Padahal, tingkat pengembalian investasi rendah sedangkan periode eksplorasi pendek. Masa waktu (lead time) dari penemuan ke produksi pertama 8-26 tahun bergantung pada jenis lapangan. Rata-rata masa waktu di Indonesia 10,5 tahun sehingga menurunkan minat investor untuk eksplorasi di Indonesia.
Iklim investasi migas di Indonesia terendah di Asia Tenggara. Untuk itu, Kementerian ESDM menyiapkan sejumlah strategi. Yang terutama ialah meningkatkan prospektivitas eksplorasi, pendekatan fiscal, kepastian regulasi, dan stabilitas politik keamanan. “Diharapkan Indonesia bisa keluar dari situasi kriris peningkatan investasi energi untuk menutupi jurang kebutuhan energi dalam masa transisi,” kata Nanang.

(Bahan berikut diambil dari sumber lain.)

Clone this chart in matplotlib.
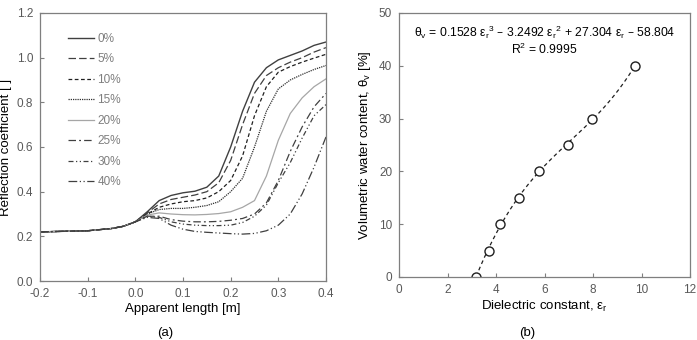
import numpy as np
import matplotlib
matplotlib.use("Agg")
import matplotlib.pyplot as plt

plt.rcParams["font.family"] = ["Liberation Sans", "DejaVu Sans"]

# ---- panel (a): reflection coefficient vs apparent length ----
length_m = [-0.2, -0.1, -0.05, -0.025, 0.0, 0.025, 0.05, 0.075, 0.1, 0.125, 0.15,
            0.175, 0.2, 0.225, 0.25, 0.275, 0.3, 0.325, 0.35, 0.375, 0.4]

refl_0 = [0.220, 0.225, 0.235, 0.245, 0.265, 0.310, 0.360, 0.383, 0.395, 0.402, 0.420,
          0.470, 0.600, 0.760, 0.890, 0.955, 0.990, 1.010, 1.030, 1.055, 1.070]
refl_5 = [0.220, 0.225, 0.235, 0.245, 0.265, 0.305, 0.345, 0.365, 0.375, 0.385, 0.400,
          0.440, 0.540, 0.700, 0.840, 0.920, 0.955, 0.980, 1.000, 1.025, 1.045]
refl_10 = [0.220, 0.225, 0.235, 0.245, 0.265, 0.300, 0.330, 0.345, 0.355, 0.360, 0.372,
           0.400, 0.450, 0.560, 0.740, 0.870, 0.935, 0.960, 0.980, 0.998, 1.015]
refl_15 = [0.220, 0.225, 0.235, 0.245, 0.265, 0.300, 0.320, 0.325, 0.325, 0.330, 0.338,
           0.355, 0.400, 0.460, 0.600, 0.760, 0.860, 0.900, 0.925, 0.947, 0.965]
refl_20 = [0.220, 0.225, 0.235, 0.245, 0.265, 0.295, 0.305, 0.300, 0.297, 0.296, 0.298,
           0.302, 0.310, 0.330, 0.360, 0.470, 0.630, 0.750, 0.820, 0.870, 0.905]
refl_25 = [0.220, 0.225, 0.235, 0.245, 0.265, 0.290, 0.290, 0.275, 0.268, 0.265, 0.265,
           0.267, 0.272, 0.280, 0.300, 0.350, 0.450, 0.580, 0.690, 0.780, 0.840]
refl_30 = [0.220, 0.225, 0.235, 0.245, 0.265, 0.290, 0.285, 0.265, 0.255, 0.250, 0.248,
           0.248, 0.250, 0.262, 0.290, 0.340, 0.440, 0.530, 0.640, 0.740, 0.790]
refl_40 = [0.220, 0.225, 0.235, 0.245, 0.265, 0.285, 0.280, 0.250, 0.232, 0.222, 0.218,
           0.215, 0.212, 0.210, 0.213, 0.225, 0.250, 0.300, 0.390, 0.510, 0.645]

legend_labels = ["0%", "5%", "10%", "15%", "20%", "25%", "30%", "40%"]

# ---- panel (b): calibration points ----
dielectric = [3.18, 3.70, 4.18, 4.95, 5.77, 6.98, 7.96, 9.73]
water_content = [0, 5, 10, 15, 20, 25, 30, 40]
poly_coef = [0.1528, -3.2492, 27.304, -58.804]

tick_grey = "#595959"
spine_grey = "#7f7f7f"

fig = plt.figure(figsize=(6.97, 3.4), dpi=100)
ax1 = fig.add_axes([0.0574, 0.1735, 0.4103, 0.7883])
ax2 = fig.add_axes([0.5725, 0.1853, 0.4175, 0.7765])

styles = [
    dict(color="#404040", linestyle="-", lw=1.0),
    dict(color="#404040", linestyle=(0, (6, 2.5)), lw=0.9),
    dict(color="#202020", linestyle=(0, (3, 2)), lw=0.9),
    dict(color="#303030", linestyle=(0, (1, 0.8)), lw=0.9),
    dict(color="#a6a6a6", linestyle="-", lw=0.9),
    dict(color="#404040", linestyle=(0, (6, 2.5, 1.5, 2.5)), lw=0.9),
    dict(color="#404040", linestyle=(0, (4, 2, 1, 2, 1, 2)), lw=0.9),
    dict(color="#404040", linestyle=(0, (7, 2, 1, 2, 1, 2)), lw=0.9),
]
series = [refl_0, refl_5, refl_10, refl_15, refl_20, refl_25, refl_30, refl_40]
for vals, lab, st in zip(series, legend_labels, styles):
    ax1.plot(length_m, vals, label=lab, **st)

ax1.set_xlim(-0.2, 0.4)
ax1.set_ylim(0, 1.2)
ax1.set_xticks(np.arange(-0.2, 0.41, 0.1))
ax1.set_yticks(np.arange(0, 1.21, 0.2))
ax1.set_xticklabels(["-0.2", "-0.1", "0.0", "0.1", "0.2", "0.3", "0.4"])
ax1.set_yticklabels(["0.0", "0.2", "0.4", "0.6", "0.8", "1.0", "1.2"])
ax1.set_xlabel("Apparent length [m]", fontsize=9.5, labelpad=2)
ax1.set_ylabel("Reflection coefficient [ ]", fontsize=9.5, labelpad=3)
leg = ax1.legend(loc="upper left", bbox_to_anchor=(0.06, 0.965), frameon=False,
                 fontsize=8.5, handlelength=2.2, handletextpad=0.3,
                 labelspacing=0.72)
for t in leg.get_texts():
    t.set_color("#7f7f7f")
ax1.text(0.437, -0.195, "(a)", transform=ax1.transAxes, ha="center", va="center",
         fontsize=9.5)

eps_fit = np.linspace(min(dielectric), max(dielectric), 200)
ax2.plot(eps_fit, np.polyval(poly_coef, eps_fit), color="#202020", lw=0.9,
         linestyle=(0, (3, 2.5)))
ax2.plot(dielectric, water_content, "o", markersize=6.5, markerfacecolor="white",
         markeredgecolor="#202020", markeredgewidth=1.0, linestyle="none")
ax2.set_xlim(0, 12)
ax2.set_ylim(0, 50)
ax2.set_xticks(range(0, 13, 2))
ax2.set_yticks(range(0, 51, 10))
ax2.set_xlabel("Dielectric constant, ε$_\\mathregular{r}$", fontsize=9.5, labelpad=2)
ax2.set_ylabel("Volumetric water content, θ$_\\mathregular{v}$ [%]", fontsize=9.5,
               labelpad=4)
ax2.text(0.5, 0.925,
         "θ$_\\mathregular{v}$ = 0.1528 ε$_\\mathregular{r}$$^\\mathregular{3}$ – 3.2492 "
         "ε$_\\mathregular{r}$$^\\mathregular{2}$ + 27.304 ε$_\\mathregular{r}$ – 58.804",
         transform=ax2.transAxes, ha="center", va="center", fontsize=8.7)
ax2.text(0.5, 0.862, "R$^\\mathregular{2}$ = 0.9995", transform=ax2.transAxes,
         ha="center", va="center", fontsize=8.7)
ax2.text(0.44, -0.212, "(b)", transform=ax2.transAxes, ha="center", va="center",
         fontsize=9.5)

for ax in (ax1, ax2):
    for sp in ax.spines.values():
        sp.set_color(spine_grey)
        sp.set_linewidth(0.9)
    ax.tick_params(direction="in", length=3, width=0.8, color=spine_grey,
                   labelcolor=tick_grey, labelsize=8.5, pad=5)

fig.savefig("out.png", dpi=100)
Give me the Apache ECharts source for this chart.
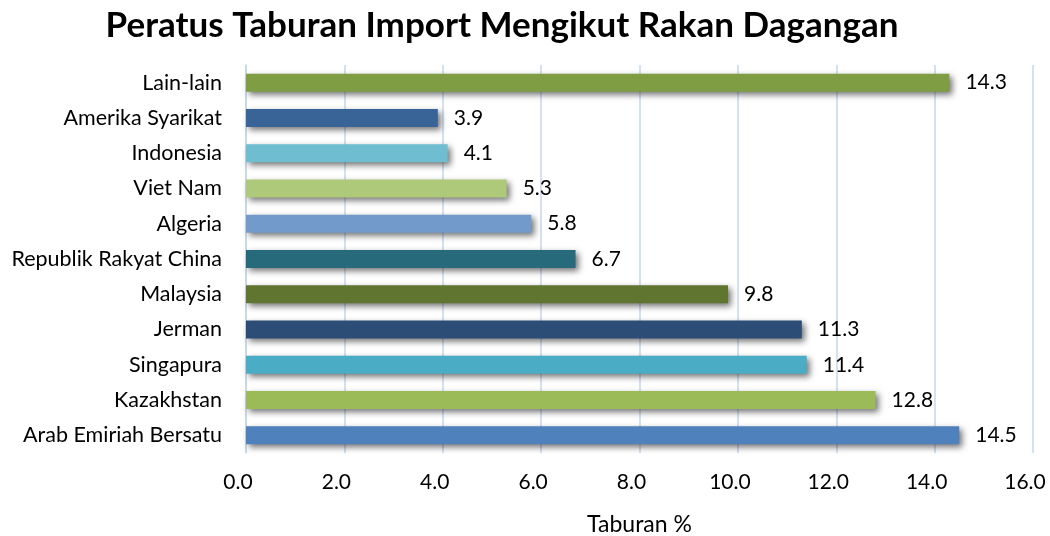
<!DOCTYPE html>
<html>
<head>
<meta charset="utf-8">
<script src="https://cdn.jsdelivr.net/npm/echarts@6/dist/echarts.min.js"></script>
<style>
  html, body { margin: 0; padding: 0; background: #fff; }
  #chart { width: 1050px; height: 536px; }
</style>
</head>
<body>
<div id="chart"></div>
<script>
// categories bottom to top, as drawn on the y axis
const countries = [
  'Arab Emiriah Bersatu', 'Kazakhstan', 'Singapura', 'Jerman', 'Malaysia',
  'Republik Rakyat China', 'Algeria', 'Viet Nam', 'Indonesia', 'Amerika Syarikat', 'Lain-lain'
]
const shares = [14.5, 12.8, 11.4, 11.3, 9.8, 6.7, 5.8, 5.3, 4.1, 3.9, 14.3]
const barColors = [
  '#4f81bd', '#9bbb59', '#4bacc6', '#2c4d75', '#5f7530',
  '#276a7c', '#729aca', '#afc97a', '#6fbdd1', '#386497', '#7f9d42'
]

const font = "Lato, 'Open Sans', sans-serif"
const chart = echarts.init(document.getElementById('chart'))

const option = {
  title: {
    text: 'Peratus Taburan Import Mengikut Rakan Dagangan',
    left: 497,
    textAlign: 'center',
    top: 3,
    textStyle: { fontFamily: font, fontSize: 35, fontWeight: 'bold', color: '#000' }
  },
  grid: { left: 246, right: 17, top: 65, bottom: 83, outerBoundsMode: 'none' },
  xAxis: {
    type: 'value',
    min: 0,
    max: 16,
    interval: 2,
    name: 'Taburan %',
    nameLocation: 'middle',
    nameGap: 60,
    nameTextStyle: { fontFamily: font, fontSize: 23, color: '#000' },
    axisLabel: {
      fontFamily: font, fontSize: 21, color: '#000', margin: 19,
      padding: [0, 16, 0, 0],
      formatter: v => v.toFixed(1)
    },
    axisLine: { show: false },
    axisTick: { show: false },
    splitLine: { show: true, lineStyle: { color: '#c6d7ec', width: 1.5 } }
  },
  yAxis: {
    type: 'category',
    data: countries,
    axisLabel: { fontFamily: font, fontSize: 21.5, color: '#000', margin: 24 },
    axisLine: { show: true, lineStyle: { color: '#c6d7ec', width: 1.5 } },
    axisTick: { show: false }
  },
  series: [
    {
      type: 'bar',
      barWidth: 18,
      data: shares.map((v, i) => ({ value: v, itemStyle: { color: barColors[i] } })),
      itemStyle: {
        shadowColor: 'rgba(0, 0, 0, 0.55)',
        shadowBlur: 6,
        shadowOffsetX: 3,
        shadowOffsetY: 3
      },
      label: {
        show: true,
        position: 'right',
        distance: 16,
        fontFamily: font,
        fontSize: 21,
        color: '#000',
        formatter: p => p.value.toFixed(1)
      }
    }
  ]
}

chart.setOption(option)
</script>
</body>
</html>
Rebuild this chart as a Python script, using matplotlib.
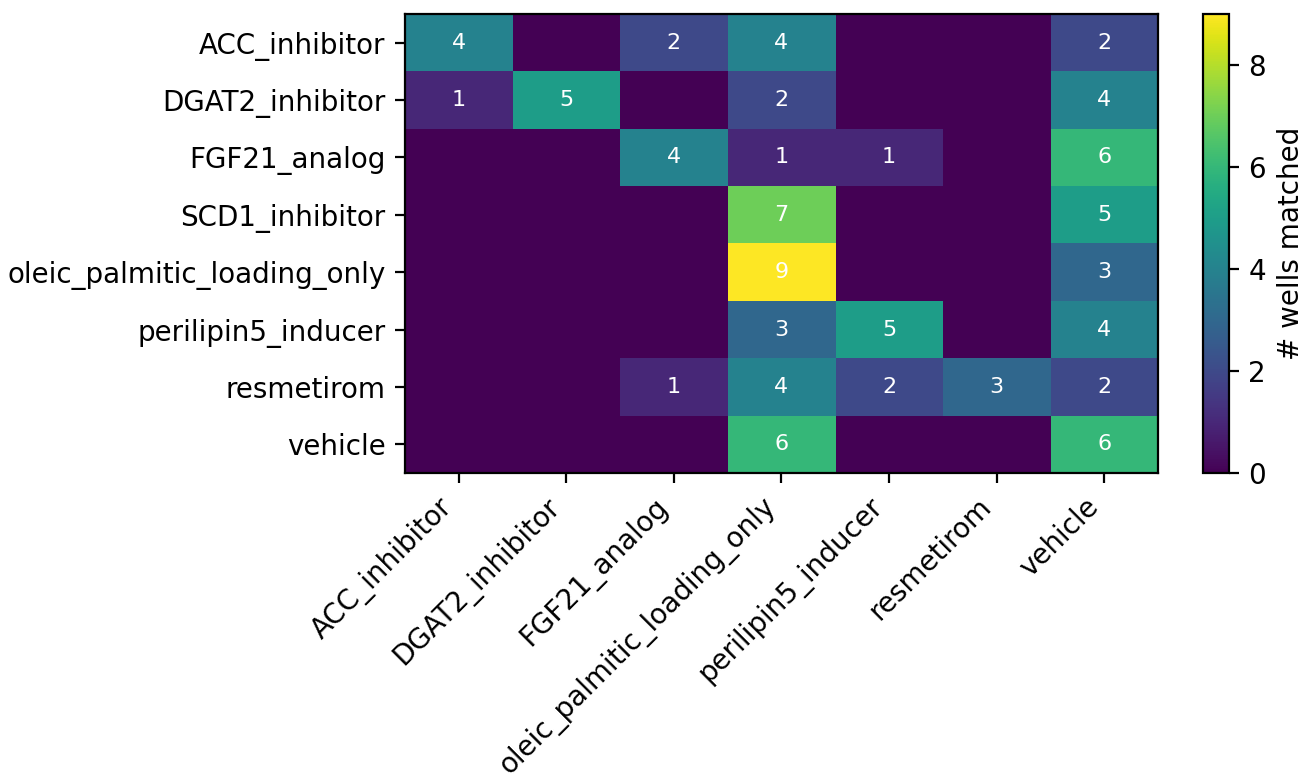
import numpy as np
import matplotlib
matplotlib.use("Agg")
import matplotlib.pyplot as plt

rows = ["ACC_inhibitor", "DGAT2_inhibitor", "FGF21_analog", "SCD1_inhibitor",
        "oleic_palmitic_loading_only", "perilipin5_inducer", "resmetirom", "vehicle"]
cols = ["ACC_inhibitor", "DGAT2_inhibitor", "FGF21_analog", "oleic_palmitic_loading_only",
        "perilipin5_inducer", "resmetirom", "vehicle"]
counts = [
    [4, 0, 2, 4, 0, 0, 2],
    [1, 5, 0, 2, 0, 0, 4],
    [0, 0, 4, 1, 1, 0, 6],
    [0, 0, 0, 7, 0, 0, 5],
    [0, 0, 0, 9, 0, 0, 3],
    [0, 0, 0, 3, 5, 0, 4],
    [0, 0, 1, 4, 2, 3, 2],
    [0, 0, 0, 6, 0, 0, 6],
]

M = np.array(counts)
fig = plt.figure(figsize=(6.54, 3.905), dpi=200)
ax = fig.add_axes([0.3096, 0.3944, 0.5757, 0.5877])
im = ax.imshow(M, cmap="viridis", aspect="auto", vmin=0, vmax=M.max())
ax.set_xticks(range(len(cols)))
ax.set_xticklabels(cols, rotation=45, ha="right")
ax.set_yticks(range(len(rows)))
ax.set_yticklabels(rows)
for i in range(M.shape[0]):
    for j in range(M.shape[1]):
        if M[i, j] > 0:
            ax.text(j, i, str(M[i, j]), ha="center", va="center", color="white", fontsize=8)
cax = fig.add_axes([0.9197, 0.3944, 0.0199, 0.5877])
cb = fig.colorbar(im, cax=cax)
cb.set_ticks([0, 2, 4, 6, 8])
cb.set_label("# wells matched")
fig.savefig("out.png", dpi=200)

Pertamina EP Asset 4, salah satu Kontraktor Kontrak Kerjasama energi fosil berkomitmen mencukupi kebutuhan energi nasional. Pertamina akan terus melaksanakan eksplorasi meski tantangan besar untuk menjaga ketersediaan energi dari fosil sampai puluhan tahun mendatang.
Diharapkan Indonesia bisa keluar dari situasi kriris peningkatan investasi energi untuk menutupi jurang kebutuhan energi dalam masa transisi
"Kami tetap optimistis untuk ketersediaan energi Indonesia, dan kami komitmen untuk terus melakukan eksplorasi, salah satunya yang sedang disiapkan sumur Eksplorasi Kasuari Emas di Kabupaten Bojonegoro (Jawa Timur)", ujar Deddy Syam, Asset 4 General Manager PT Pertamina EP.
Deddy menambahkan, kegiatan eksplorasi membuahkan hasil temuan cadangan yang besar sehingga dapat memperpanjang masa energi fosil di Indonesia. Temuan itu akan menjamin keberlangsungan usaha Pertamina sekaligus memelihara komitmen pemenuhan energi nasional.
Nanang mengatakan, negara-negara lainnya yang meski memiliki sumur-sumur tua menempuh perbaikan untuk menarik minat investor guna eksplorasi migas. Indonesia harus mengadaptasi fiscal terms dunia sehingga turut menarik minat penanam modal. Bisa juga mengecilkan tingkat risiko investasi sehingga unggul daripada negara lain.
"Hasil analisis kami menunjukkan perbaikan fiscal terms berdampak pada peningkatan keuntungan bagi kedua belah pihak, kontraktor dan pemerintah, dari sisi investasi maupun pendapatan," kata Nanang.
Ada pergeseran aktivitas hulu migas dari lapangan on shore yang sudah berumur tua ke daerah lepas pantai dan laut dalam. Tantangan eksplorasi laut dalam adalah biaya tinggi 80-100 juta dolar AS untuk pengeboran satu sumur, tingkat pengembalian investasi (IRR) rendah, dan periode eksplorasi pendek yakni 10 tahun. Untuk itu, perlu ada perbedaan strategi pengelolaan lapangan baru dan lama (mature). Jika bisa menyelesaikan tantangan untuk mengelola lapangan-lapangan tua, perusahaan energi terutama Pertamina bisa bertahan.
"Di Pertamina EP ada lapangan sudah 40 tahun, 50 tahun, bahkan Talang Akar ditemukan pada 1920 sedangkan Rantau pada 1940. Yang luar biasa, semua masih bertahan, masih bisa berproduksi dengan bernilai ekonomis atau menghasilkan keuntungan,” kata Nanang. Situasi ini perlu didukung dengan iklim investasi dan berusaha yang kondusif.